Trapper Rick's scenery

 

 

 

Departure from Grizzly Bear Lodge

Guests good morning

It must be close to 7:30 am as the guests are on the dock and ready to leave for a day of wildlife viewing. In the morning guests are called for breakfast at 6:30 for the 7:30 departure. The red / orange float suits are your government approved life jackets and as one of my guest said like wearing a duvet, in this case a warm waterproof duvet. On the dock is the picnic lunch for the boat. These lunches are always popular with the guests and our cooks philosophy is “that if the basket comes back almost empty she did not pack enough” it does not matter if the guest ate twice their body weight in food.
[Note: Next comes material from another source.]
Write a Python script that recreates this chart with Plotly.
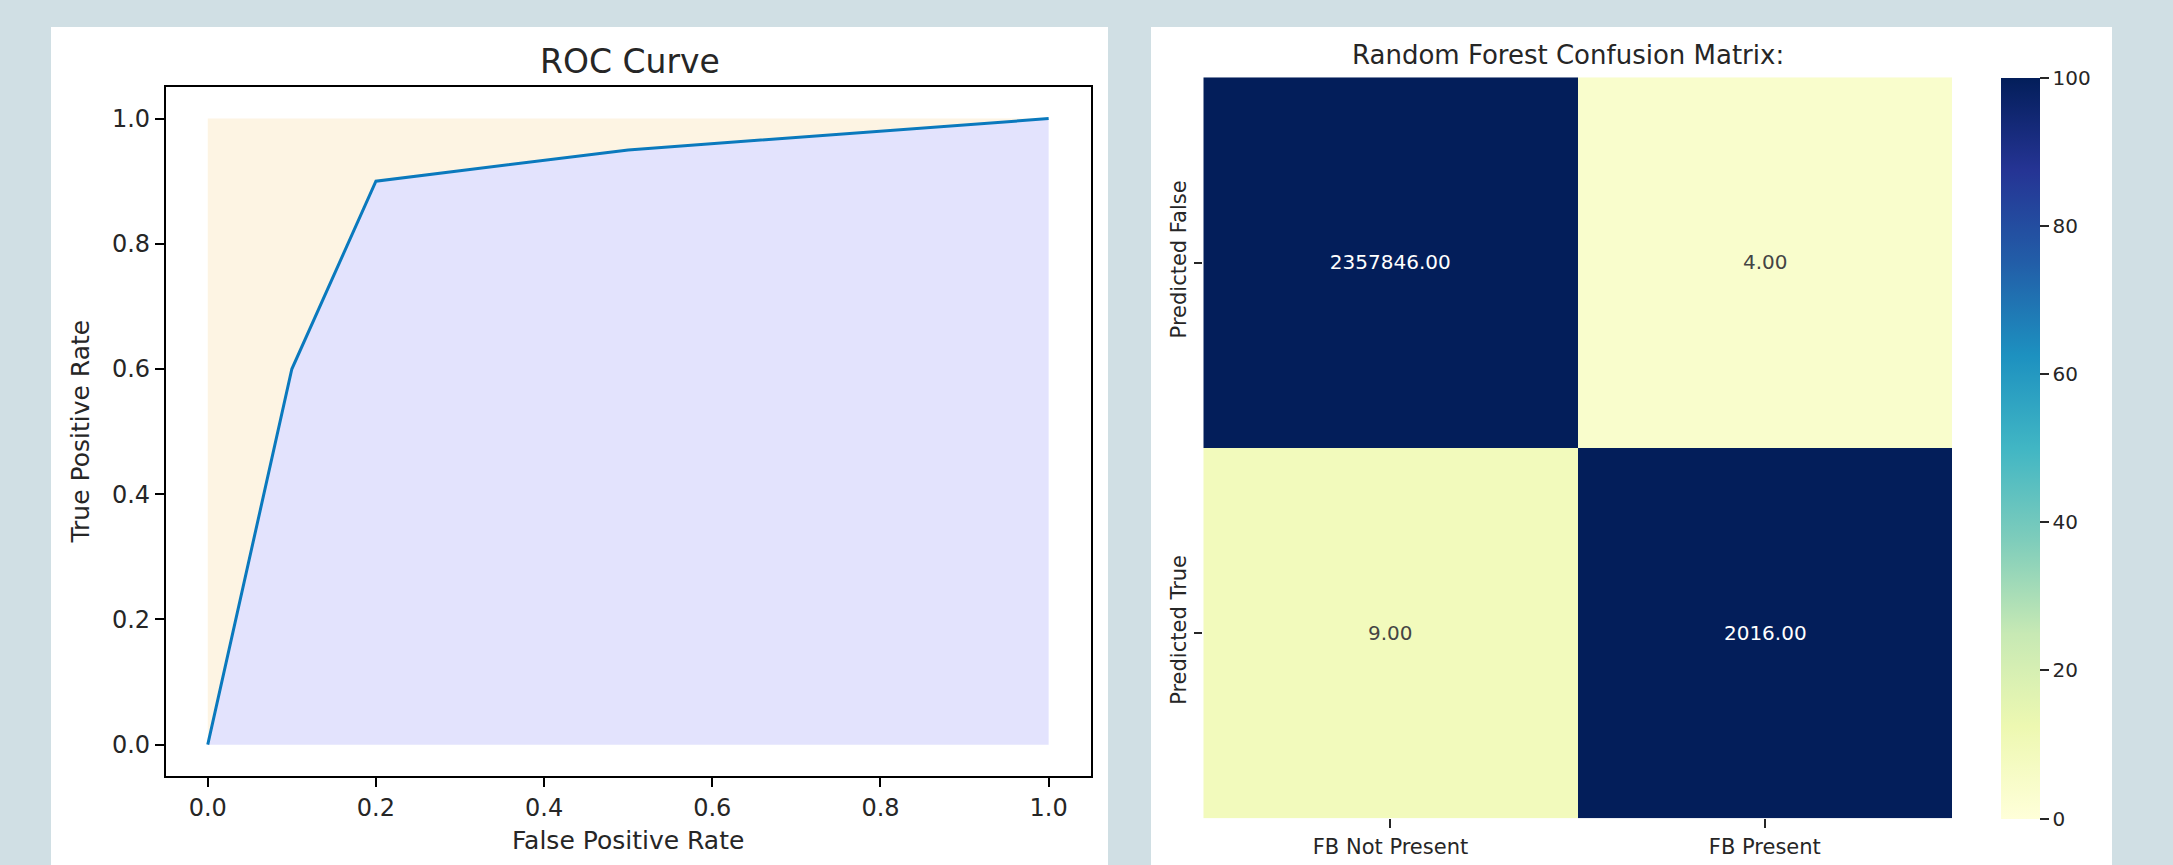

Note that it is a maxim of four guests per boat and often less.

 

Unhappy Grizzly Bear Cub

Grizzly cub waiting

This photo was taken on August 25th the first day that we are permitted to use the viewing platform on Knight Inlet’s Glendale River. The river is an hour and fifteen-minute boat ride from Grizzly Bear Lodge located on Minstrel Island. This cub did not appear to like the water and kept returning to this rock and watching us in the viewing platform that overlooks the pool adjacent to the spawning channel. This cub was one of three siblings, which spent time with their mother fishing in the river, which is part of the viewing area. After our first week on the stands these cubs paid little attention to the “watchers” and more time eating.